MUSICIAN. Isn't that true of most arts scenes in general?

ENO: In fine arts, yes, but not in popular arts. If you move between things you really start to value certain characteristics of them. I'm not a great protagonist of the pop world. I don't think it's particularly wonderful, but it does have certain things going for it. One of them is its lack of snobbery about what it's doing. Its sense of "Hey, we'll do anything if it sounds good.”



TOOLS OF AMBIENCE

Eno outfitted his own 24-track studio about two years ago, and it’s there that he does most of his work. A long-time disdainer of synthesizers, Eno only owns a few - a Prophet VS and a Yamaha DX7. He also has a DX7II "but I never use it,' he claims. 'I like the original one. I hate changing instruments, quite honestly. If I find an instrument that I enjoy, I can't be bothered to accommodate another one. 'I've only owned three synthezisers.' Even as a self-styled non-musician, he's been known to swing an axe or two, among them a Femandes guitar and a 1964 Ampeg fretless bass.

Eno’s much more interested in processing sounds, be they synthesized or natural. He uses an AMS harmonizer, Roland R-2000 reverb, two Rebus Gates, a Court Acoustics graphic equalizer, two Yamaha SPX-90s and an old Roland Tape Delay.
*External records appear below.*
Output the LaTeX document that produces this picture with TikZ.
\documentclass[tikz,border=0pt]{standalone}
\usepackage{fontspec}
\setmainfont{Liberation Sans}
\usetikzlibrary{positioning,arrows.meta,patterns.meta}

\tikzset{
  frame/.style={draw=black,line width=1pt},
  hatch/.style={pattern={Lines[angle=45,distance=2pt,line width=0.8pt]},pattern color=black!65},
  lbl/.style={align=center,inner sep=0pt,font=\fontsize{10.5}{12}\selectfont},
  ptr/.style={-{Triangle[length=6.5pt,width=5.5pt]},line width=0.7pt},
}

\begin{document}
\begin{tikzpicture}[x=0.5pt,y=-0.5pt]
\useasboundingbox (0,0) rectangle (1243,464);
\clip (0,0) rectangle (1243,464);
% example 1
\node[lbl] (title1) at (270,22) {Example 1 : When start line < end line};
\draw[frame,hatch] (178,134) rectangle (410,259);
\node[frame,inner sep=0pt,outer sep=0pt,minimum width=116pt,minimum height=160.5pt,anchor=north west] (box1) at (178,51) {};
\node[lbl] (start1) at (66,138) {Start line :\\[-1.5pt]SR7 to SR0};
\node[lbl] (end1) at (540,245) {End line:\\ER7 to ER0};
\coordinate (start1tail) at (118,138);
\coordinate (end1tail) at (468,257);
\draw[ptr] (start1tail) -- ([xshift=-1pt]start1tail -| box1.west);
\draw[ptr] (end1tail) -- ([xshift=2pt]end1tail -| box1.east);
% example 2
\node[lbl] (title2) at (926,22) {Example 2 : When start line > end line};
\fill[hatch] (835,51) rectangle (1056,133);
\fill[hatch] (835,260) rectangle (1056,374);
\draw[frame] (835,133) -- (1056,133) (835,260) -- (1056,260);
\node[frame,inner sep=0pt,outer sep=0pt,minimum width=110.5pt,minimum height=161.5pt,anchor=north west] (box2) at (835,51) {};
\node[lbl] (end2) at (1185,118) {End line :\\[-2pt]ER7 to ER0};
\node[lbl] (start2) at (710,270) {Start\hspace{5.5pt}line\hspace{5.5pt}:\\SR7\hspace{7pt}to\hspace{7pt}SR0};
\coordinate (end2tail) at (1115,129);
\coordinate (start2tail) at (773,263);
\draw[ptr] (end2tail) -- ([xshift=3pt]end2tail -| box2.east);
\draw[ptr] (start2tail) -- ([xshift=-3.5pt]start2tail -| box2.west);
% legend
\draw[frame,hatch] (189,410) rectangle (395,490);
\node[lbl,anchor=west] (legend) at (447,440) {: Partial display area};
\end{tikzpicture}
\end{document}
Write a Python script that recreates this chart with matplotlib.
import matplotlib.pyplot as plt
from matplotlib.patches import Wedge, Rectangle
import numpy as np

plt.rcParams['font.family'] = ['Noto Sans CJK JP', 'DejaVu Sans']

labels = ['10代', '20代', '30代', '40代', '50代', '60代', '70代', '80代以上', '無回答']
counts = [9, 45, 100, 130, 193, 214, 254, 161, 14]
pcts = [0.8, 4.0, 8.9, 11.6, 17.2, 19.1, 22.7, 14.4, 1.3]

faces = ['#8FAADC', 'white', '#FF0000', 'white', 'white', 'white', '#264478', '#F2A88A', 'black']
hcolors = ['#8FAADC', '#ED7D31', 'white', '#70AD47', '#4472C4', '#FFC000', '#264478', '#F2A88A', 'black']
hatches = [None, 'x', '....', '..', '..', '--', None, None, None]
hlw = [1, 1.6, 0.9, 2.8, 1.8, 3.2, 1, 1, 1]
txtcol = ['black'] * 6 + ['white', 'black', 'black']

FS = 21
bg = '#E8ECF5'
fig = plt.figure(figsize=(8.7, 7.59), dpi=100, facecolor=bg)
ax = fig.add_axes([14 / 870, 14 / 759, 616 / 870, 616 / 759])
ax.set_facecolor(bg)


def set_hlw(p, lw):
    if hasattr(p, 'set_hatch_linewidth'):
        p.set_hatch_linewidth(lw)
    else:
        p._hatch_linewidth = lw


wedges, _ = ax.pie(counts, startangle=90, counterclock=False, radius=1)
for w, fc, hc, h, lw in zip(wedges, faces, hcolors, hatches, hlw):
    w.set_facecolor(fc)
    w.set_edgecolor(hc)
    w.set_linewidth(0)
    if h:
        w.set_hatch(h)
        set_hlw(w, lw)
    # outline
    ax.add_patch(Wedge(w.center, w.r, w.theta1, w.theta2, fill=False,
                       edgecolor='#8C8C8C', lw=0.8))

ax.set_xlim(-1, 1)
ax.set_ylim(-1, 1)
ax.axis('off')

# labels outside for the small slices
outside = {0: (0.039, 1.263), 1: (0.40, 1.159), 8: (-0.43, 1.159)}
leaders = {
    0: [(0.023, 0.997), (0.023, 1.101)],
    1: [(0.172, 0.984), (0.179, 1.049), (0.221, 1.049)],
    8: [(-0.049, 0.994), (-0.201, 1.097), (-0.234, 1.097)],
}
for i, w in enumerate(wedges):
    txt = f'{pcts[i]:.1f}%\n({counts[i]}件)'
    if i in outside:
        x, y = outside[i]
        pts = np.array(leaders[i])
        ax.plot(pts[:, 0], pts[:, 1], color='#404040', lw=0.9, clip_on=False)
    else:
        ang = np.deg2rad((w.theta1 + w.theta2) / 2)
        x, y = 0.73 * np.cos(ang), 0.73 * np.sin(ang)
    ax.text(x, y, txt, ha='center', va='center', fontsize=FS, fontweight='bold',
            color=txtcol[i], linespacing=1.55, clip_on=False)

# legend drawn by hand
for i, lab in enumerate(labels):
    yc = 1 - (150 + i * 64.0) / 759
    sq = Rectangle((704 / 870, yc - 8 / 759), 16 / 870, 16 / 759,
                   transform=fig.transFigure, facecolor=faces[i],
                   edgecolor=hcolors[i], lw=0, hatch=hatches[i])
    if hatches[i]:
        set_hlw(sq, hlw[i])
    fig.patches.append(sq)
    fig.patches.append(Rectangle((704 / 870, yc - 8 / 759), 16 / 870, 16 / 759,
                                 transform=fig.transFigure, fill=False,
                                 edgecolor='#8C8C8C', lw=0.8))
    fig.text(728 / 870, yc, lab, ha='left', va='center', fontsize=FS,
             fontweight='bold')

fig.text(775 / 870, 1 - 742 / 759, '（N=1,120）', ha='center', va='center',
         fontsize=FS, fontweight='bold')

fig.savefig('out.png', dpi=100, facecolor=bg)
He also uses a series of anonymous fuzz boxes, chorus pedals, flangers and phase shifters. “I fit those up to the mixing console’s sends as you would send something out to an echo,” he explains. “I'll do anything to make synthesizers a bit more dirty than they are.” That console is a Harrison Mark III and he monitors on a variety of “homemade and peculiarly designed loudspeakers.” And, finally, there's the Colouring Box.